> **Your task**:
Please output every line of the material as it stands, without the pictures.

> **Dataset excerpt**:
□ □ □ □ □ □ □

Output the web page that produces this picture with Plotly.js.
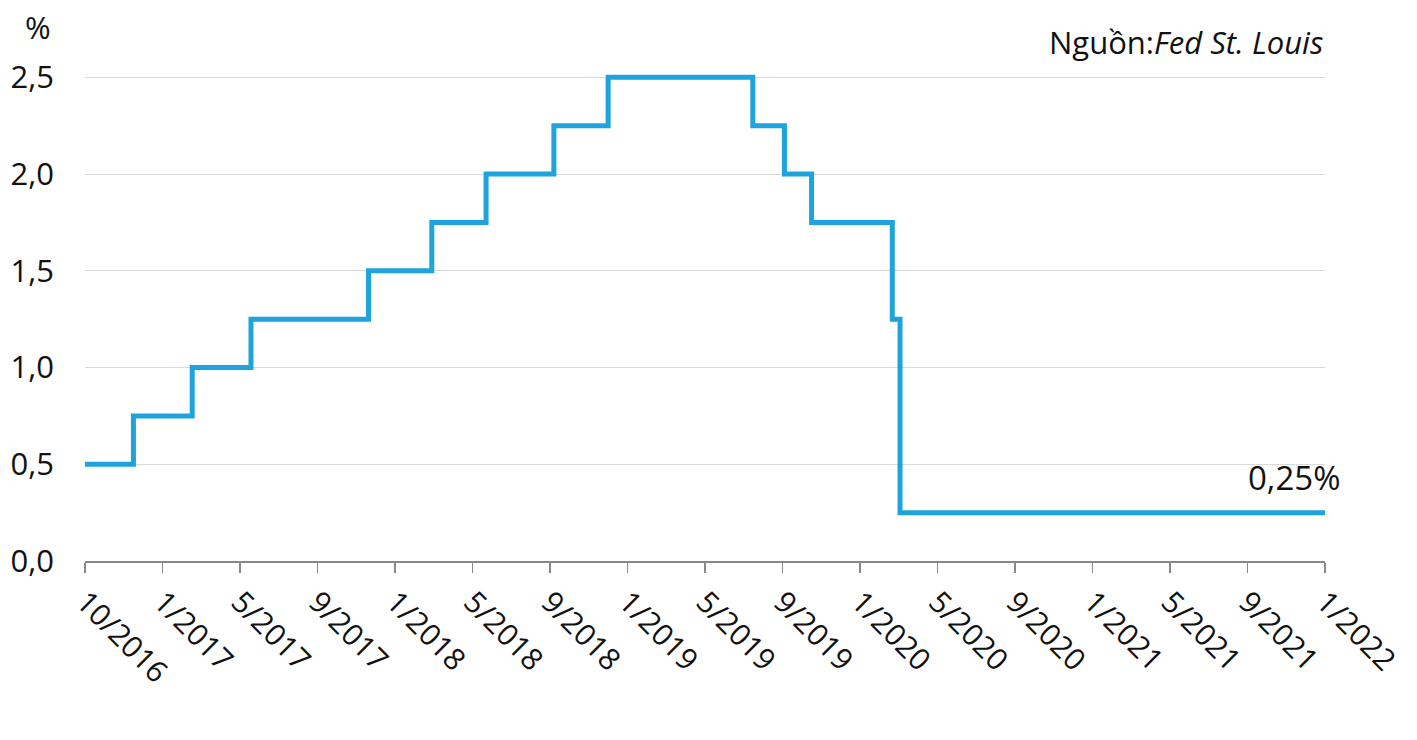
<!DOCTYPE html>
<html>
<head>
<meta charset="utf-8">
<script src="https://cdn.plot.ly/plotly-3.0.1.min.js"></script>
<style>html,body{margin:0;padding:0;background:#fff;}#chart{width:1417px;height:740px;}</style>
</head>
<body>
<div id="chart"></div>
<script>
// Fed funds target rate (upper bound), change dates
const dates = ["2016-10-01","2016-12-15","2017-03-16","2017-06-15","2017-12-14","2018-03-22","2018-06-14","2018-09-27","2018-12-20","2019-08-01","2019-09-19","2019-10-31","2020-03-04","2020-03-16","2022-01-03"];
const rates = [0.5,0.75,1.0,1.25,1.5,1.75,2.0,2.25,2.5,2.25,2.0,1.75,1.25,0.25,0.25];

// Tick positions every 120 days from 10/2016
const tickDates = ["2016-10-01","2017-01-29","2017-05-29","2017-09-26","2018-01-24","2018-05-24","2018-09-21","2019-01-19","2019-05-19","2019-09-16","2020-01-14","2020-05-13","2020-09-10","2021-01-08","2021-05-08","2021-09-05","2022-01-03"];
const tickLabels = ["10/2016","1/2017","5/2017","9/2017","1/2018","5/2018","9/2018","1/2019","5/2019","9/2019","1/2020","5/2020","9/2020","1/2021","5/2021","9/2021","1/2022"];
const yTicks = [0,0.5,1.0,1.5,2.0,2.5];

const font = "'Open Sans', Lato, sans-serif";

const trace = {
  x: dates, y: rates, type: "scatter", mode: "lines",
  line: {shape: "hv", color: "#1fa3dc", width: 5},
  hoverinfo: "x+y"
};

const layout = {
  width: 1417, height: 740,
  margin: {l: 85, r: 92, t: 57.6, b: 179},
  paper_bgcolor: "#fff", plot_bgcolor: "#fff",
  separators: ",.",
  showlegend: false,
  font: {family: font, color: "#111", size: 29},
  xaxis: {
    type: "date",
    range: ["2016-10-01","2022-01-03"],
    tickvals: tickDates, ticktext: tickLabels,
    tickangle: 45,
    ticks: "outside", ticklen: 10, tickwidth: 1.5, tickcolor: "#888",
    showline: true, linecolor: "#888", linewidth: 1.5,
    showgrid: false, zeroline: false,
    tickfont: {family: font, size: 30, color: "#111"}
  },
  yaxis: {
    range: [0, 2.6],
    tickvals: yTicks, tickformat: ".1f",
    showgrid: true, gridcolor: "#d9d9d9", gridwidth: 1,
    zeroline: false, showline: false, ticks: "",
    ticklabelstandoff: 30,
    tickfont: {family: font, size: 31, color: "#111"}
  },
  annotations: [
    {text: "%", xref: "paper", yref: "paper", x: -0.0379, y: 1.0608, xanchor: "center", yanchor: "middle", showarrow: false, font: {family: font, size: 31, color: "#111"}},
    {text: "Nguồn:<i>Fed St. Louis</i>", xref: "paper", yref: "paper", x: 1, y: 1.031, xanchor: "right", yanchor: "middle", showarrow: false, font: {family: font, size: 31, color: "#111"}},
    {text: "0,25%", xref: "paper", yref: "y", x: 1.0137, y: 0.43, xanchor: "right", yanchor: "middle", showarrow: false, font: {family: font, size: 33, color: "#111"}}
  ]
};

Plotly.newPlot("chart", [trace], layout, {displayModeBar: false, staticPlot: true});
</script>
</body>
</html>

□ □ □ □ □ □ □

> **Answer to the task**:
Output the web page that produces this picture with Plotly.js.
<!DOCTYPE html>
<html>
<head>
<meta charset="utf-8">
<script src="https://cdn.plot.ly/plotly-3.0.1.min.js"></script>
<style>html,body{margin:0;padding:0;background:#fff;}#chart{width:1417px;height:740px;}</style>
</head>
<body>
<div id="chart"></div>
<script>
// Fed funds target rate (upper bound), change dates
const dates = ["2016-10-01","2016-12-15","2017-03-16","2017-06-15","2017-12-14","2018-03-22","2018-06-14","2018-09-27","2018-12-20","2019-08-01","2019-09-19","2019-10-31","2020-03-04","2020-03-16","2022-01-03"];
const rates = [0.5,0.75,1.0,1.25,1.5,1.75,2.0,2.25,2.5,2.25,2.0,1.75,1.25,0.25,0.25];

// Tick positions every 120 days from 10/2016
const tickDates = ["2016-10-01","2017-01-29","2017-05-29","2017-09-26","2018-01-24","2018-05-24","2018-09-21","2019-01-19","2019-05-19","2019-09-16","2020-01-14","2020-05-13","2020-09-10","2021-01-08","2021-05-08","2021-09-05","2022-01-03"];
const tickLabels = ["10/2016","1/2017","5/2017","9/2017","1/2018","5/2018","9/2018","1/2019","5/2019","9/2019","1/2020","5/2020","9/2020","1/2021","5/2021","9/2021","1/2022"];
const yTicks = [0,0.5,1.0,1.5,2.0,2.5];

const font = "'Open Sans', Lato, sans-serif";

const trace = {
  x: dates, y: rates, type: "scatter", mode: "lines",
  line: {shape: "hv", color: "#1fa3dc", width: 5},
  hoverinfo: "x+y"
};

const layout = {
  width: 1417, height: 740,
  margin: {l: 85, r: 92, t: 57.6, b: 179},
  paper_bgcolor: "#fff", plot_bgcolor: "#fff",
  separators: ",.",
  showlegend: false,
  font: {family: font, color: "#111", size: 29},
  xaxis: {
    type: "date",
    range: ["2016-10-01","2022-01-03"],
    tickvals: tickDates, ticktext: tickLabels,
    tickangle: 45,
    ticks: "outside", ticklen: 10, tickwidth: 1.5, tickcolor: "#888",
    showline: true, linecolor: "#888", linewidth: 1.5,
    showgrid: false, zeroline: false,
    tickfont: {family: font, size: 30, color: "#111"}
  },
  yaxis: {
    range: [0, 2.6],
    tickvals: yTicks, tickformat: ".1f",
    showgrid: true, gridcolor: "#d9d9d9", gridwidth: 1,
    zeroline: false, showline: false, ticks: "",
    ticklabelstandoff: 30,
    tickfont: {family: font, size: 31, color: "#111"}
  },
  annotations: [
    {text: "%", xref: "paper", yref: "paper", x: -0.0379, y: 1.0608, xanchor: "center", yanchor: "middle", showarrow: false, font: {family: font, size: 31, color: "#111"}},
    {text: "Nguồn:<i>Fed St. Louis</i>", xref: "paper", yref: "paper", x: 1, y: 1.031, xanchor: "right", yanchor: "middle", showarrow: false, font: {family: font, size: 31, color: "#111"}},
    {text: "0,25%", xref: "paper", yref: "y", x: 1.0137, y: 0.43, xanchor: "right", yanchor: "middle", showarrow: false, font: {family: font, size: 33, color: "#111"}}
  ]
};

Plotly.newPlot("chart", [trace], layout, {displayModeBar: false, staticPlot: true});
</script>
</body>
</html>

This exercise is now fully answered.